• **Plotting code records**

============

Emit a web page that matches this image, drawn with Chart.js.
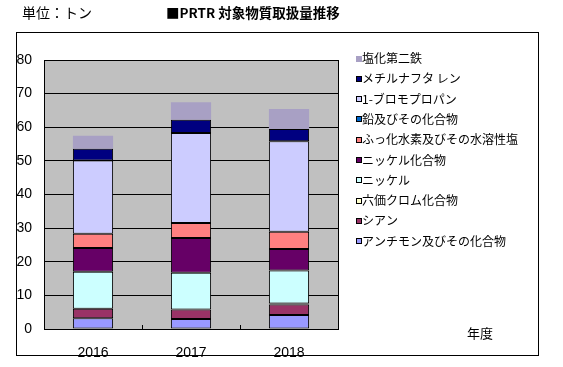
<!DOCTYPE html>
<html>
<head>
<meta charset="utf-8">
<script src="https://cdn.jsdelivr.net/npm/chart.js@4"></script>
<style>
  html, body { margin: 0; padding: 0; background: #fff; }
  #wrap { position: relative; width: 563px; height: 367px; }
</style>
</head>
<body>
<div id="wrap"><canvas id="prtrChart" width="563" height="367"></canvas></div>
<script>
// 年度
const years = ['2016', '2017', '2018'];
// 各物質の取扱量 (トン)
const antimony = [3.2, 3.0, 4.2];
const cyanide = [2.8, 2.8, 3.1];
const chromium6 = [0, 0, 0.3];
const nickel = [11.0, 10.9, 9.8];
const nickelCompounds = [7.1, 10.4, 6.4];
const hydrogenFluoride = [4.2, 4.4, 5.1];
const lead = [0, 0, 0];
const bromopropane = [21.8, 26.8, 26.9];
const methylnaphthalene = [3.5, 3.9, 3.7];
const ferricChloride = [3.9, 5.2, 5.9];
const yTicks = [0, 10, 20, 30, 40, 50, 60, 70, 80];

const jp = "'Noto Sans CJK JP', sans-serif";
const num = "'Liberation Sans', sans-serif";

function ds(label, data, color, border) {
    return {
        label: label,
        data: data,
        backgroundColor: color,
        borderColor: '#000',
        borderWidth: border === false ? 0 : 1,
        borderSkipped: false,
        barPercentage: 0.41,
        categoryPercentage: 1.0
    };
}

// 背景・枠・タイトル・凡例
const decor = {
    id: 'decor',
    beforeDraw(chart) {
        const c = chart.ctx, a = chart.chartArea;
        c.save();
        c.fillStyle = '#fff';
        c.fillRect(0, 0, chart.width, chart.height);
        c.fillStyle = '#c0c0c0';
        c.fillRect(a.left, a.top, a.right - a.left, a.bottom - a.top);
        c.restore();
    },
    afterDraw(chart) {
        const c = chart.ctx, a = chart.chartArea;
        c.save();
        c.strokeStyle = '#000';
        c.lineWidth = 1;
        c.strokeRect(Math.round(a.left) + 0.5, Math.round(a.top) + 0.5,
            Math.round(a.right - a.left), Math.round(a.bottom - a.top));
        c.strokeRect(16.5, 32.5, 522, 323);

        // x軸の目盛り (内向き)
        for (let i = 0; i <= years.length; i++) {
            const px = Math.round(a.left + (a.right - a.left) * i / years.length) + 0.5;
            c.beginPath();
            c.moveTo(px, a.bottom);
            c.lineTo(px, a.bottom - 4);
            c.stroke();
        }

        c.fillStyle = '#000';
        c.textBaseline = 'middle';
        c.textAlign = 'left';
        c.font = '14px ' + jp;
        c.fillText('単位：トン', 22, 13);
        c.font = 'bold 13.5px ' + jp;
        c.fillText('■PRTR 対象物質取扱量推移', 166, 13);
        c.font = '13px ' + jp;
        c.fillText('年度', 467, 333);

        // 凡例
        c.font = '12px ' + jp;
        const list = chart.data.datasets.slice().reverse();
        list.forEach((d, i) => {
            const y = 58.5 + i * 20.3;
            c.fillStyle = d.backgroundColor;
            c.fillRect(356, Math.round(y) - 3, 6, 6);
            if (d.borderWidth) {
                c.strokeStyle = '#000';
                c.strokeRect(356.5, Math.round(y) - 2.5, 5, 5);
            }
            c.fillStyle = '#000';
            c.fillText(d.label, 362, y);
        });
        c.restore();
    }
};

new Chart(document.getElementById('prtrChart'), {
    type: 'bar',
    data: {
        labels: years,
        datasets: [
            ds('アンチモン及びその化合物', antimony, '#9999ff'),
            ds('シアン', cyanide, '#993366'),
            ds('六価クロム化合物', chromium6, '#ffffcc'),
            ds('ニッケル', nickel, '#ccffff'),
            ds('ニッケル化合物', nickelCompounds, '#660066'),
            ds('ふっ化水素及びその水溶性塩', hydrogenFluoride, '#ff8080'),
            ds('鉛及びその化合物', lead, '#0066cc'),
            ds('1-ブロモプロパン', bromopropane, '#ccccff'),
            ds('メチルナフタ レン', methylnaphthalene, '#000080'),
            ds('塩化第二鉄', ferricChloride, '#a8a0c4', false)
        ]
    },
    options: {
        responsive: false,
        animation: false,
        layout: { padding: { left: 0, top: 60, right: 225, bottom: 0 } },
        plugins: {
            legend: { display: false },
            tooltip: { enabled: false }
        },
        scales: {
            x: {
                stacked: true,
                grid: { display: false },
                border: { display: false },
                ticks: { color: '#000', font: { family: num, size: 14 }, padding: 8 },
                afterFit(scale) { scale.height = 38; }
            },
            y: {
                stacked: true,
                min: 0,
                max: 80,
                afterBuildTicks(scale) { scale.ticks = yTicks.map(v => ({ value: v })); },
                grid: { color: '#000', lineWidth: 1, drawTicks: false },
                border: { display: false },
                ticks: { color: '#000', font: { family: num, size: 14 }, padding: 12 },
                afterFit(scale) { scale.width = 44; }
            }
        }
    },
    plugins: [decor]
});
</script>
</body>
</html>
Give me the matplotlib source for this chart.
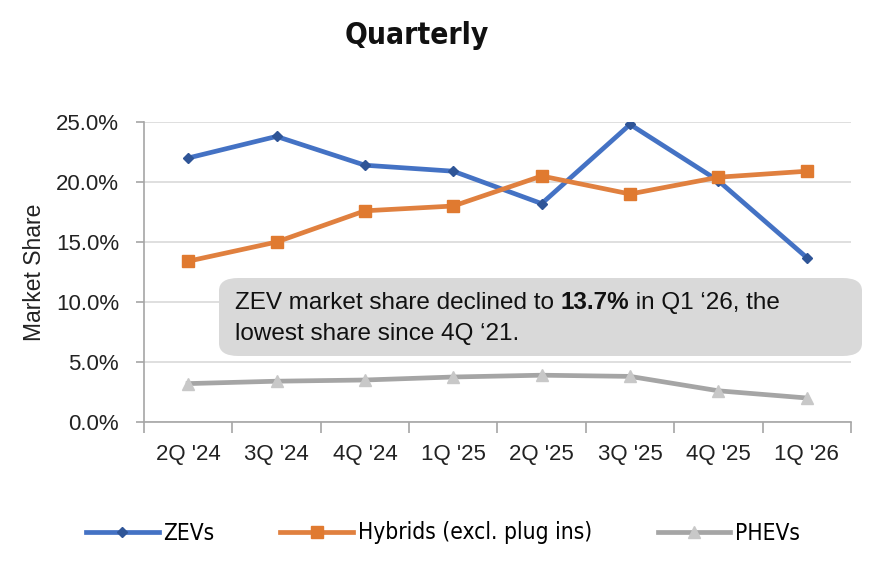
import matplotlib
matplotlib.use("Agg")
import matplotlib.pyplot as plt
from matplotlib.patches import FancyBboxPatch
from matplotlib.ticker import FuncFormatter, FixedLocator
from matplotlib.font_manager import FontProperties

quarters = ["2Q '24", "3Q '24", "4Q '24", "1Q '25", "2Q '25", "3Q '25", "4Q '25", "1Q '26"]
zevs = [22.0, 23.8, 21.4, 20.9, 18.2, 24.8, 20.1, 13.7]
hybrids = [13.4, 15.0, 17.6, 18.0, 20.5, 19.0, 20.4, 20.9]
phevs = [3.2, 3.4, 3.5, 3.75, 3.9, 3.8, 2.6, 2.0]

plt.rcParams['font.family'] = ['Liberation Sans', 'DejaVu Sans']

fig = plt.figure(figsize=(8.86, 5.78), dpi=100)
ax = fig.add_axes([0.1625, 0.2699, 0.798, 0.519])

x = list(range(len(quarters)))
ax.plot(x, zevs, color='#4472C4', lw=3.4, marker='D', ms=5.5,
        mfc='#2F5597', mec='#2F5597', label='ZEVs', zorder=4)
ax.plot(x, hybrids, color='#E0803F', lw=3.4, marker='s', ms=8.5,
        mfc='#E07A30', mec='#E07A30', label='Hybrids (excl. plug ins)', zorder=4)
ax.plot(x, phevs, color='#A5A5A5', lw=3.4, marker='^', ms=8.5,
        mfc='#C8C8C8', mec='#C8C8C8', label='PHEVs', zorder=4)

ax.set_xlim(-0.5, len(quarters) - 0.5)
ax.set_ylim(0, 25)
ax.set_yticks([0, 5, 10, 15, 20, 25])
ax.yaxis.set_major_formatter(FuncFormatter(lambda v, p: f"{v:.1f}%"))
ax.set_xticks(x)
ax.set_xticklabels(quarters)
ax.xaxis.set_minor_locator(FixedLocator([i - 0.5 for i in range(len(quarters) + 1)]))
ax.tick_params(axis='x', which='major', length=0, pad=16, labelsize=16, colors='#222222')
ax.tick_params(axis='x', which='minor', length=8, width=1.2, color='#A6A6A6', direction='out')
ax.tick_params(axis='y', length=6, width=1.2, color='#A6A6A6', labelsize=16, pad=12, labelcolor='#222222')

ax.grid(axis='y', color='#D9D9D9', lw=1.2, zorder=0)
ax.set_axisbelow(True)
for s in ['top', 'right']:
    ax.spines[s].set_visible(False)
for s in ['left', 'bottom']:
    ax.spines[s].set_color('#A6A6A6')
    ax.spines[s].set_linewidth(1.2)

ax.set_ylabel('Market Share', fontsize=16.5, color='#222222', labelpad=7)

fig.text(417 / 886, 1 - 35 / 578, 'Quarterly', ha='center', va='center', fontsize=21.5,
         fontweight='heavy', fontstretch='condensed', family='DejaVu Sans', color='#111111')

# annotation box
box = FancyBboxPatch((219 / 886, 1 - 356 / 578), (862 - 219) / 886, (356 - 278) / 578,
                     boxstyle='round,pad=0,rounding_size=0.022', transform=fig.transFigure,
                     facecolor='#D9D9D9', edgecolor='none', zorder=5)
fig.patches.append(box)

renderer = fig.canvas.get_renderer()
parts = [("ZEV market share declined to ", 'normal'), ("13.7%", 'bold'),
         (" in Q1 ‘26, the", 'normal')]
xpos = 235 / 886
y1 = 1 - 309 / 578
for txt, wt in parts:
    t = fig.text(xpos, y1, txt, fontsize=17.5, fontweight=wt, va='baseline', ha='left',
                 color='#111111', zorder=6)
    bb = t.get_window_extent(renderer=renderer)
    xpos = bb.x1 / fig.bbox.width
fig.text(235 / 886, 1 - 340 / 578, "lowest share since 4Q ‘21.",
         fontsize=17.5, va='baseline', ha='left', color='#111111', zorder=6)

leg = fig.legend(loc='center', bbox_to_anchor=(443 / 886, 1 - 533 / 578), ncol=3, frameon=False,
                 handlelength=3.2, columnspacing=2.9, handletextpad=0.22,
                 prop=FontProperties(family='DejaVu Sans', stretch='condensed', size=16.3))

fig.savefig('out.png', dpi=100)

============

From the listing above, repeat only the lines between the line containing "Give me the matplotlib source for this chart." and the line containing "mfc='#C8C8C8', mec='#C8C8C8', label='PHEVs', zorder=4)", those two included. Pictures are not part of the copy.

Give me the matplotlib source for this chart.
import matplotlib
matplotlib.use("Agg")
import matplotlib.pyplot as plt
from matplotlib.patches import FancyBboxPatch
from matplotlib.ticker import FuncFormatter, FixedLocator
from matplotlib.font_manager import FontProperties

quarters = ["2Q '24", "3Q '24", "4Q '24", "1Q '25", "2Q '25", "3Q '25", "4Q '25", "1Q '26"]
zevs = [22.0, 23.8, 21.4, 20.9, 18.2, 24.8, 20.1, 13.7]
hybrids = [13.4, 15.0, 17.6, 18.0, 20.5, 19.0, 20.4, 20.9]
phevs = [3.2, 3.4, 3.5, 3.75, 3.9, 3.8, 2.6, 2.0]

plt.rcParams['font.family'] = ['Liberation Sans', 'DejaVu Sans']

fig = plt.figure(figsize=(8.86, 5.78), dpi=100)
ax = fig.add_axes([0.1625, 0.2699, 0.798, 0.519])

x = list(range(len(quarters)))
ax.plot(x, zevs, color='#4472C4', lw=3.4, marker='D', ms=5.5,
        mfc='#2F5597', mec='#2F5597', label='ZEVs', zorder=4)
ax.plot(x, hybrids, color='#E0803F', lw=3.4, marker='s', ms=8.5,
        mfc='#E07A30', mec='#E07A30', label='Hybrids (excl. plug ins)', zorder=4)
ax.plot(x, phevs, color='#A5A5A5', lw=3.4, marker='^', ms=8.5,
        mfc='#C8C8C8', mec='#C8C8C8', label='PHEVs', zorder=4)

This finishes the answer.